We begin another week with the dollar unchanged which has been pretty much the case over the last several weeks. U.S. yields are back near their highest levels during the current tightening cycle. Oil prices are back near $120.00/bbl and all these levels were reached after the U.S. employment report on Friday morning. The U.S. economy added 390k jobs in May, higher than forecasted. The employment rate ticked up to 3.6%, but that remains a low for the last two years.

This week will look toward the CPI on Friday. The market is expecting a print of 8.2%, lower than last month’s 8.3%. This would still have inflation at 40-year highs. Oil prices will be a major concern for the markets this week. They will not only press the U.S. dollar lower against the Canadian dollar but may also stop the rallies in European currencies. This dovetails with the long-term DXY chart. The dollar has rallied through a long-term resistance line but remains hovering around it at 102.50. With the Fed meeting on June 15, the market is expecting 50 bp’s. A higher CPI print and rising oil prices may prompt the Fed to increase by 75 bp’s. This would be the support for the U.S. dollar and begin to push it toward its ultimate target level of 118.00.

EURO (1.0720): The Euro has been rallying since it printed the low of 1.0352 on May 11th. Last week, the currency touched 1.0800 before falling to 1.0625. A rally from this level to 1.0765 ended with a sell-off back to 1.0700. This now will be the first levels of support and resistance. 1.0765 and 1.0800 on the top side, with support at 1.0700 and 1.0625. Hourly charts do indicate a “topping” pattern, but it is too early to call it such. Trade the range and look for new of further ECB discussions about their rate hikes.

GBP (1.2480): The festivities in the U.K., celebrating the Queens 70th year on the throne, has been a relief for the world. To consider all the leaders of countries she has met, the wars, the technology advancements. Amazing. Sadly, we cannot say the same about the sterling pound. It remains under pressure and may continue to move sideways before the next move lower. The first important support level is the low of 1.2150 from May 8th. If that level does not hold, then 1.1800 would be the next area of consolidation. The resistance level which should hold further rallies is 1.2670.

JPY (130.55): The Yen fell back to levels not seen since 2002. The rise in U.S. yields and the expected increase in those yields will keep the pressure on the yen. Look for the next move to target 135.00. Clients that need to purchase yen for payments may consider adding forward positions near 135.00. Hedge positions should be weighed against the probability of the cash flow happening, beginning with a 30% layer of hedges and then increase those.

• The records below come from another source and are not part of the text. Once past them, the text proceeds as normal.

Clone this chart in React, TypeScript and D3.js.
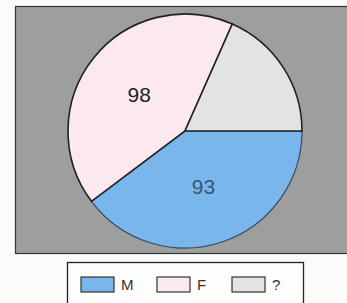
import React from "react";
import { pie, arc, PieArcDatum } from "d3";

// slice values
const categories = ["M", "F", "?"];
const counts = [93, 98, 43];
const sliceLabels = ["93", "98", ""];
const colors = ["#78b6ec", "#fce9ef", "#e3e3e3"];
const labelColors = ["#3b5670", "#222222", "#222222"];

const W = 347;
const H = 303;
const cx = 185;
const cy = 131;
const R = 117;

type Slice = { name: string; value: number; label: string; i: number };

function App() {
  const data: Slice[] = categories.map((name, i) => ({
    name,
    value: counts[i],
    label: sliceLabels[i],
    i,
  }));

  // first slice starts at 3 o'clock, going clockwise
  const pieGen = pie<Slice>()
    .value((d) => d.value)
    .sort(null)
    .startAngle(Math.PI / 2)
    .endAngle(Math.PI / 2 + Math.PI * 2);
  const arcs = pieGen(data);
  const arcGen = arc<PieArcDatum<Slice>>().innerRadius(0).outerRadius(R);

  const legendX = [81, 157, 232];

  return (
    <svg
      width={W}
      height={H}
      style={{ position: "absolute", left: 0, top: 0, background: "#fbfbf9" }}
      fontFamily="Liberation Sans, Arial, sans-serif"
    >
      <rect x={15.5} y={6.5} width={340} height={247} fill="#9d9e9e" stroke="#333" strokeWidth={1.2} />
      <g transform={`translate(${cx},${cy})`}>
        {arcs.map((a) => (
          <path
            key={a.data.name}
            d={arcGen(a) || ""}
            fill={colors[a.data.i]}
            stroke={a.data.i === 0 ? "#3a4a60" : "#222"}
            strokeWidth={a.data.i === 0 ? 1.2 : 1.6}
          />
        ))}
        {arcs.map((a) => {
          const [x, y] = arcGen.centroid(a);
          return (
            <text
              key={"t" + a.data.name}
              x={x}
              y={y}
              textAnchor="middle"
              dominantBaseline="central"
              fontSize={21}
              fill={labelColors[a.data.i]}
            >
              {a.data.label}
            </text>
          );
        })}
      </g>
      <rect x={67.5} y={262.5} width={236} height={50} fill="#fdfdfc" stroke="#222" strokeWidth={1.3} />
      {categories.map((c, i) => (
        <g key={c}>
          <rect
            x={legendX[i]}
            y={277}
            width={33}
            height={15}
            fill={colors[i]}
            stroke="#333"
            strokeWidth={1.2}
          />
          <text x={legendX[i] + 40} y={290} fontSize={15} fill="#333">
            {c}
          </text>
        </g>
      ))}
    </svg>
  );
}

export default App;
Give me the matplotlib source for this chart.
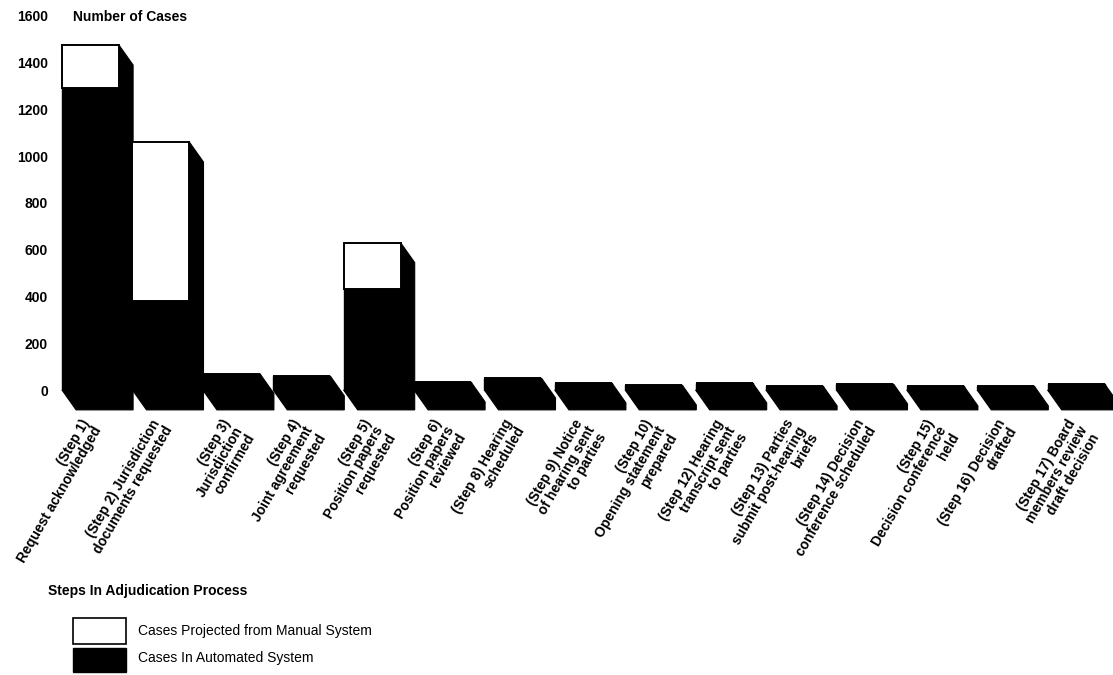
import matplotlib
matplotlib.use("Agg")
import matplotlib.pyplot as plt
from matplotlib.patches import Polygon, Rectangle
from matplotlib.transforms import ScaledTranslation

plt.rcParams['font.family'] = ['Liberation Sans', 'DejaVu Sans']

# Steps in the adjudication process
steps = [
    "(Step 1)\nRequest acknowledged",
    "(Step 2) Jurisdiction\ndocuments requested",
    "(Step 3)\nJurisdiction\nconfirmed",
    "(Step 4)\nJoint agreement\nrequested",
    "(Step 5)\nPosition papers\nrequested",
    "(Step 6)\nPosition papers\nreviewed",
    "(Step 8) Hearing\nscheduled",
    "(Step 9) Notice\nof hearing sent\nto parties",
    "(Step 10)\nOpening statement\nprepared",
    "(Step 12) Hearing\ntranscript sent\nto parties",
    "(Step 13) Parties\nsubmit post-hearing\nbriefs",
    "(Step 14) Decision\nconference scheduled",
    "(Step 15)\nDecision conference\nheld",
    "(Step 16) Decision\ndrafted",
    "(Step 17) Board\nmembers review\ndraft decision",
]

# Cases in the automated system
automated = [1290, 380, 70, 60, 430, 34, 51, 30, 21, 30, 17, 26, 17, 17, 26]
# Cases projected from the manual system (total bar height)
manual_projected = [1475, 1060, 70, 60, 630, 34, 51, 30, 21, 30, 17, 26, 17, 17, 26]

y_ticks = [0, 200, 400, 600, 800, 1000, 1200, 1400, 1600]

W, H = 1113, 675
fig = plt.figure(figsize=(W / 100, H / 100), dpi=100)
ax = fig.add_axes([52 / W, (H - 420) / H, 1061 / W, 410 / H])

bar_w = 0.81
depth_dx = 0.2      # oblique depth, x units
depth_dy = 85.0     # oblique depth, y units (downwards)

x = list(range(len(steps)))

# front faces
ax.bar(x, automated, width=bar_w, color="black", edgecolor="black", linewidth=1.0, zorder=3)
extra = [m - a for m, a in zip(manual_projected, automated)]
ax.bar(x, extra, bottom=automated, width=bar_w, color="white",
       edgecolor="black", linewidth=1.4, zorder=3)

# oblique side and underside of each bar
for xi, top in zip(x, manual_projected):
    x0, x1 = xi - bar_w / 2, xi + bar_w / 2
    pts = [(x0, 0), (x0 + depth_dx, -depth_dy), (x1 + depth_dx, -depth_dy),
           (x1 + depth_dx, top - depth_dy), (x1, top), (x1, 0)]
    ax.add_patch(Polygon(pts, closed=True, facecolor="black", edgecolor="black",
                         linewidth=0.8, zorder=2))

ax.set_xlim(-0.547, 14.524)
ax.set_ylim(-128.3, 1625.3)

for s in ax.spines.values():
    s.set_visible(False)

ax.set_yticks(y_ticks)
ax.set_yticklabels([str(v) for v in y_ticks], fontsize=10, fontweight="bold")
ax.tick_params(axis="y", length=0, pad=3)

ax.set_xticks(x)
ax.set_xticklabels(steps, fontsize=10, fontweight="bold", rotation=60,
                   ha="right", va="top", rotation_mode="anchor", linespacing=1.0)
ax.tick_params(axis="x", length=0, pad=0)
offset = ScaledTranslation(-10 / 100, 3 / 100, fig.dpi_scale_trans)
for lab in ax.get_xticklabels():
    lab.set_transform(lab.get_transform() + offset)

fig.text(73 / W, 1 - 17 / H, "Number of Cases", fontsize=10, fontweight="bold",
         ha="left", va="center")

# legend
fig.text(48 / W, 1 - 591 / H, "Steps In Adjudication Process", fontsize=10,
         fontweight="bold", ha="left", va="center")
fig.add_artist(Rectangle((73 / W, 1 - 644 / H), 53 / W, 26 / H,
                         transform=fig.transFigure, facecolor="white",
                         edgecolor="black", linewidth=1.2))
fig.add_artist(Rectangle((73 / W, 1 - 672 / H), 53 / W, 24 / H,
                         transform=fig.transFigure, facecolor="black",
                         edgecolor="black", linewidth=1.0))
fig.text(138 / W, 1 - 631 / H, "Cases Projected from Manual System", fontsize=10,
         ha="left", va="center")
fig.text(138 / W, 1 - 658 / H, "Cases In Automated System", fontsize=10,
         ha="left", va="center")

fig.savefig("out.png", dpi=100)
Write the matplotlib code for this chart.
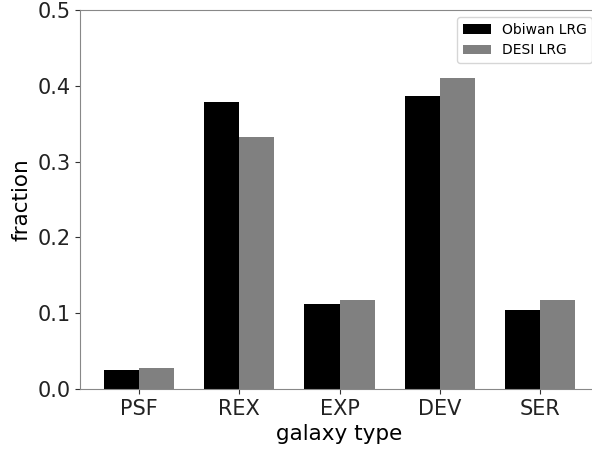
import numpy as np
import matplotlib
matplotlib.use("Agg")
import matplotlib.pyplot as plt

types = ['PSF', 'REX', 'EXP', 'DEV', 'SER']
obiwan_frac = [0.025, 0.378, 0.112, 0.386, 0.104]
desi_frac = [0.028, 0.333, 0.117, 0.410, 0.117]

fig = plt.figure(figsize=(5.92, 4.5), dpi=100)
ax = fig.add_axes([80 / 592, 61 / 450, 519 / 592, 379 / 450])

x = np.arange(len(types))
w = 0.35
ax.bar(x - w / 2, obiwan_frac, w, color='black', label='Obiwan LRG')
ax.bar(x + w / 2, desi_frac, w, color='gray', label='DESI LRG')

ax.set_ylim(0, 0.5)
ax.set_xticks(x)
ax.set_xticklabels(types)
ax.tick_params(labelsize=15, colors='#333333', labelcolor='#222222')
ax.set_xlabel('galaxy type', fontsize=15.5)
ax.set_ylabel('fraction', fontsize=15.5)
for s in ax.spines.values():
    s.set_color('#888888')

ax.legend(loc='upper right', fontsize=10)

fig.savefig('out.png', dpi=100)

CAD (1.2580): The up and down pattern of USD/CAD over the year has provided many of us to predict bold moves, only to have the pair stop and race in the other direction. Last week, between high oil prices and a strong statement from the BoC (potential need for a 0.75 bp rate hike in July), the Canadian dollar rallied 1%! The first support level for USD/CAD is 1.2450, then 1.2400 and 1.2285. The move last week was very quick, I would expect some move higher toward 1.2675.

MXN (19.5200): The peso remains near 18-month highs. The key level that we have discussed for some time is the current 19.5000. A close below that level can see the peso move much higher to 18.5000. If the support area holds, then selling USD/MXN against 20.000 and then 20.5000. This is another fitting example of taking advantage of currency movements. Peso expense can be cheapened by hedging using the forward markets. Hedges that are higher than the current spot are “in the money”. Any hedges that are put on now will average in. Managing the expenses with forwards and consistently adding them will provide a better result than using spot trades.

CNY (6.6500): The CNY remains steady at the current level. The quick move away from the key resistance area of 6.8400 should slow near 6.55/6.60. Higher energy prices may take some of the positive economic activity from the opening of the Chinese economy. Their recent manufacturing and employment numbers have been weaker than forecast. The Fed’s adjustment in U.S. rates may support the dollar and that would be fine with the PBOC. Their goal will be to keep the CNH as steady as they can while their economy opens again!